Grief was an American sludge metal band based in Boston, Massachusetts.

==History==
Grief was founded in 1991 by Disrupt guitarist Terry Savastano and Unleashed Anger drummer Pete Donovan. Randy Odierno (who later switched to bass and eventually left to join Bane of Existence) and Jeff Hayward joined shortly thereafter. They disbanded in 2001 mainly due to drummer problems - something that was an ongoing problem for the band from the start. They also cited what they called a "hostile environment for doom metal bands". They reunited briefly in July 2005 to play a cluster of reunion shows.

The band had several 7"s including one with Dystopia and Corrupted each. A compilation album called Turbulent Times appeared in 2002 through Southern Lord. The group reunited for one show at the first annual New England Grind And Doom Fest on July 17, 2005 at The Middle East Cafe in Cambridge, MA. They were so excited by the response to this show that they began booking others, and they toured intermittently throughout 2005 and 2006.

In 2005, the band played shows through in venues including The Ace of Clubs and The Knitting Factory in New York, The Khyber in Philadelphia, O'Brien's in Allston/Brighton, MA, The Living Room in Providence, RI, and Cherry St. Station in CT.

In 2006, Southern Lord Records released a full-length live album called Alive which featured their performance at the Middle East in November 2005.

Grief's final appearance was at Emissions from the Monolith 8, a sludge/doom festival that took place in Ohio, May 2006.

The Hartford Advocate wrote the following about their December 3, 2005 date at Cherry St. Station in CT:

Since 1991, these Massholes have been writing songs about a distinctly New England flavor of depression and isolation. Jeff Hayward's throat-shredding vocals often seem more hardcore than metal; indeed, almost 15 years later, it's possible to see Grief as one of a handful of seminal NE bands who initiated the merger between hardcore and metal. However, unlike some of those bands, Grief still sounds both relevant and entertaining.

The band re-formed in 2008 and toured the United States and Europe, but they soon disbanded again in March 2009.

In 2012, Savastano formed the idea of reuniting Grief as Come to Grief, after the seminal 1994 album. Their name was changed in 2014 and followed by a headlining appearance in Oakland, California's Deadfest 2015.
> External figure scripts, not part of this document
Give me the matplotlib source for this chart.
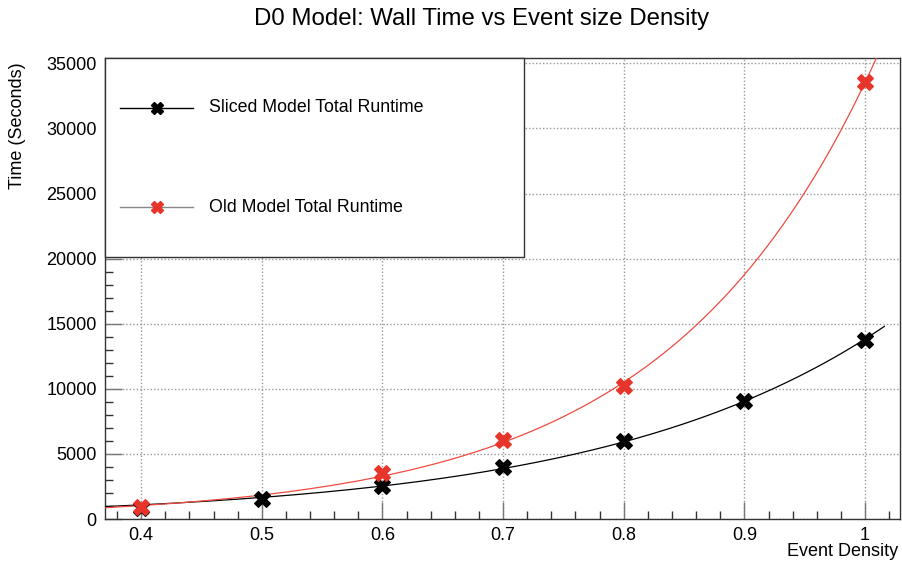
import numpy as np
import matplotlib
matplotlib.use("Agg")
import matplotlib.pyplot as plt
from matplotlib.lines import Line2D
from matplotlib.patches import Rectangle
from matplotlib.ticker import MultipleLocator

plt.rcParams['font.family'] = ['Liberation Sans', 'DejaVu Sans']

# Measured wall times (seconds) per event density
sliced_density = [0.4, 0.5, 0.6, 0.7, 0.8, 0.9, 1.0]
sliced_time = [830, 1530, 2550, 3980, 6000, 9100, 13760]

old_density = [0.4, 0.6, 0.7, 0.8, 1.0]
old_time = [890, 3540, 6080, 10230, 33560]

x_ticks = [0.4, 0.5, 0.6, 0.7, 0.8, 0.9, 1.0]
x_tick_labels = ["0.4", "0.5", "0.6", "0.7", "0.8", "0.9", "1"]
y_ticks = [0, 5000, 10000, 15000, 20000, 25000, 30000, 35000]

legend_labels = ["Sliced Model Total Runtime", "Old Model Total Runtime"]

BLACK = "#000000"
RED = "#e8352b"
RED_LINE = "#ee4b42"

W, H = 902, 565


def fit_expo(x, y, iters=50):
    """Least-squares fit of y = exp(a + b*x) (Gauss-Newton)."""
    x = np.asarray(x, float)
    y = np.asarray(y, float)
    b, a = np.polyfit(x, np.log(y), 1)
    for _ in range(iters):
        f = np.exp(a + b * x)
        J = np.column_stack([f, f * x])
        r = y - f
        step, *_ = np.linalg.lstsq(J, r, rcond=None)
        a += step[0]
        b += step[1]
        if np.all(np.abs(step) < 1e-12):
            break
    return a, b


def px(x, y):
    """Pixel position (from top-left) to figure fraction."""
    return x / W, 1 - y / H


fig = plt.figure(figsize=(W / 100, H / 100), dpi=100)
ax = fig.add_axes([0.1164, 0.0814, 0.8814, 0.8168])

ax.set_xlim(0.37, 1.029)
ax.set_ylim(0, 35450)

# Exponential fit curves
a_s, b_s = fit_expo(sliced_density, sliced_time)
xs = np.linspace(0.37, 1.016, 300)
ax.plot(xs, np.exp(a_s + b_s * xs), color=BLACK, lw=0.9, zorder=3)

a_o, b_o = fit_expo(old_density, old_time)
xo = np.linspace(0.37, 1.029, 300)
ax.plot(xo, np.exp(a_o + b_o * xo), color=RED_LINE, lw=0.9, zorder=3)

ax.plot(sliced_density, sliced_time, ls="none", marker="X", ms=11,
        mfc=BLACK, mec=BLACK, mew=0.8, zorder=4)
ax.plot(old_density, old_time, ls="none", marker="X", ms=11,
        mfc=RED, mec=RED, mew=0.8, zorder=5)

# Axes styling
ax.set_xticks(x_ticks)
ax.set_xticklabels(x_tick_labels)
ax.set_yticks(y_ticks)
ax.xaxis.set_minor_locator(MultipleLocator(0.02))
ax.yaxis.set_minor_locator(MultipleLocator(1000))
ax.tick_params(axis="both", which="major", direction="in", length=12,
               width=1, color="#777777", labelsize=13, pad=6)
ax.tick_params(axis="both", which="minor", direction="in", length=6,
               width=1, color="#333333")
ax.tick_params(top=False, right=False, which="both")
ax.grid(True, which="major", ls=(0, (1, 1.5)), color="#999999", lw=1)
ax.set_axisbelow(True)
for sp in ax.spines.values():
    sp.set_color("#333333")
    sp.set_linewidth(1)

fig.text(*px(898, 551), "Event Density", ha="right", va="center", fontsize=13)
fig.text(*px(18, 62), "Time (Seconds)", ha="center", va="top",
         rotation=90, fontsize=13)
fig.text(*px(482, 19), "D0 Model: Wall Time vs Event size Density",
         ha="center", va="center", fontsize=17.3)

# Legend box drawn in figure coordinates
x0, y0 = px(105, 257)
x1, y1 = px(524, 57.5)
fig.add_artist(Rectangle((x0, y0), x1 - x0, y1 - y0, transform=fig.transFigure,
                         facecolor="white", edgecolor="#333333", lw=1,
                         zorder=10))
entries = [
    (108, BLACK, BLACK),
    (207, "#888888", RED),
]
for (ypix, line_col, mark_col), label in zip(entries, legend_labels):
    (lx0, ly), (lx1, _) = px(120, ypix), px(193, ypix)
    fig.add_artist(Line2D([lx0, lx1], [ly, ly], transform=fig.transFigure,
                          color=line_col, lw=1, zorder=11))
    mx, _ = px(157, ypix)
    fig.add_artist(Line2D([mx], [ly], transform=fig.transFigure, ls="none",
                          marker="X", ms=9, mfc=mark_col, mec=mark_col,
                          zorder=12))
    tx, _ = px(209, ypix)
    fig.text(tx, ly, label, ha="left", va="center", fontsize=12.75, zorder=12)

fig.savefig("out.png", dpi=100, facecolor="white")
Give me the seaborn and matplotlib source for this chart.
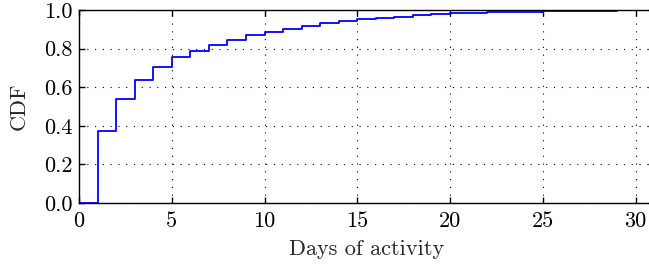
import matplotlib
matplotlib.use("Agg")
import matplotlib.pyplot as plt
import seaborn as sns
import pandas as pd

days = [0, 1, 2, 3, 4, 5, 6, 7, 8, 9, 10, 11, 12, 13, 14, 15, 16, 17, 18, 19, 20,
        21, 22, 23, 24, 25, 26, 27, 28, 29, 30, 31]
cdf = [0.0, 0.375, 0.537, 0.635, 0.705, 0.755, 0.789, 0.820, 0.845, 0.871, 0.886,
       0.903, 0.918, 0.931, 0.943, 0.952, 0.959, 0.966, 0.972, 0.977, 0.982,
       0.985, 0.988, 0.990, 0.992, 0.994, 0.995, 0.996, 0.997, 0.998, 0.999, 1.0]

x_label = "Days of activity"
y_label = "CDF"
x_ticks = [0, 5, 10, 15, 20, 25, 30]
y_ticks = [0.0, 0.2, 0.4, 0.6, 0.8, 1.0]

sns.set_style("white")
plt.rcParams.update({
    "font.family": "serif",
    "font.serif": ["cmr10"],
    "mathtext.fontset": "cm",
    "axes.formatter.use_mathtext": True,
    "xtick.direction": "in",
    "ytick.direction": "in",
    "xtick.top": True,
    "ytick.right": True,
    "xtick.bottom": True,
    "ytick.left": True,
    "xtick.major.size": 4,
    "ytick.major.size": 4,
    "xtick.major.width": 1.0,
    "ytick.major.width": 1.0,
    "xtick.color": "black",
    "ytick.color": "black",
    "axes.edgecolor": "black",
    "axes.linewidth": 1.0,
})

df = pd.DataFrame({"days": days, "cdf": cdf})

fig = plt.figure(figsize=(6.49, 2.66), dpi=100)
ax = fig.add_axes([79 / 649, 63 / 266, 31 * 18.55 / 649, 193 / 266])

sns.lineplot(data=df, x="days", y="cdf", ax=ax, color="#0000ff",
             linewidth=1.3, drawstyle="steps-post", estimator=None)

ax.set_xlim(0, 31)
ax.set_ylim(0, 1)
ax.set_xticks(x_ticks)
ax.set_yticks(y_ticks)
ax.set_xticklabels([str(t) for t in x_ticks])
ax.set_yticklabels([f"{t:.1f}" for t in y_ticks])
ax.tick_params(axis="x", labelsize=16, pad=6)
ax.tick_params(axis="y", labelsize=16, pad=4.5)
ax.grid(True, linestyle=(0, (1, 6)), color="black", linewidth=0.8)
ax.set_xlabel(x_label, fontsize=16, labelpad=6)
ax.set_ylabel(y_label, fontsize=16, labelpad=11)
for s in ax.spines.values():
    s.set_visible(True)
    s.set_color("black")

fig.savefig("out.png", dpi=100)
Members of the band have gone on to play in many other bands since the dissolution of Grief including Consume, Deathraid, Disrupt, State of Fear, Unleashed Anger, Goff, Demonic Death Preachers, Effects of Alcohol, Noosebomb, Abhorred, Z28, and Chicken Chest and the Bird Boys, Dread, and Oxblood Forge.

== Members ==
===Final lineup===
- Jeff Hayward – vocals, guitar (1991–2001, 2005–2009)
- John Heidenrich – guitar, vocals (2005–2009)
- Eric C. Harrison – bass, vocals, artwork (1996–2001, 2005–2009)
- Ray McCaffrey – drums, percussion (2005–2009)

===Former members===
- Randy Odierno – bass (1991–1996), drums (1996–1998)
- Jay Stiles – guitar (1991–1993)
- Terry Savastano – guitar (1991–2000, 2005)
- Pete Donovan – drums (1991–1993)
- Rick Johnson – drums (1993–1996, 2000)
- Steve Nelson – guitar (1994–1995)
- Chuck Conlon – drums (1998–2000)

==Discography==
===Studio albums===

| Year | Title | Type | Label |
|---|---|---|---|
| 1992 | Depression | EP | Grievance Records |
| 1993 | Dismal | Studio album | Common Cause |
| 1994 | Come to Grief | Studio album | Vacuum Records / Century Media |
| 1996 | Miserably Ever After | Studio album | Theologian Records |
| 1998 | Torso | Studio album | Pessimiser Records |
| 2000 | ... And Man Will Become the Hunted | Studio album | Pessimiser Records |

===Split singles===

| Year | Title | Split with | Label |
|---|---|---|---|
| 1993 | "Lifeless" | Dystopia | Life Is Abuse/Misanthropic |
| 1993 | "Falling Apart" | 13 | Grievance Records |
| 1994 | "Pessimiser" | 16 | Theologian/Pessimiser |
| 1995 | "My Dilemma" | Corrupted | HG Fact |
| 1995 | "Green Vegetable Matter" | Soilent Green | Pessimiser Records |
| 1998 | "Bored" | 16 | Theologian/Pessimiser |

===Compilation and live albums===
- 2002: Turbulent Times (Southern Lord Records)
- 2006: Alive (Southern Lord Records)
- 2008: Euro Tour (Alerta Antifascista)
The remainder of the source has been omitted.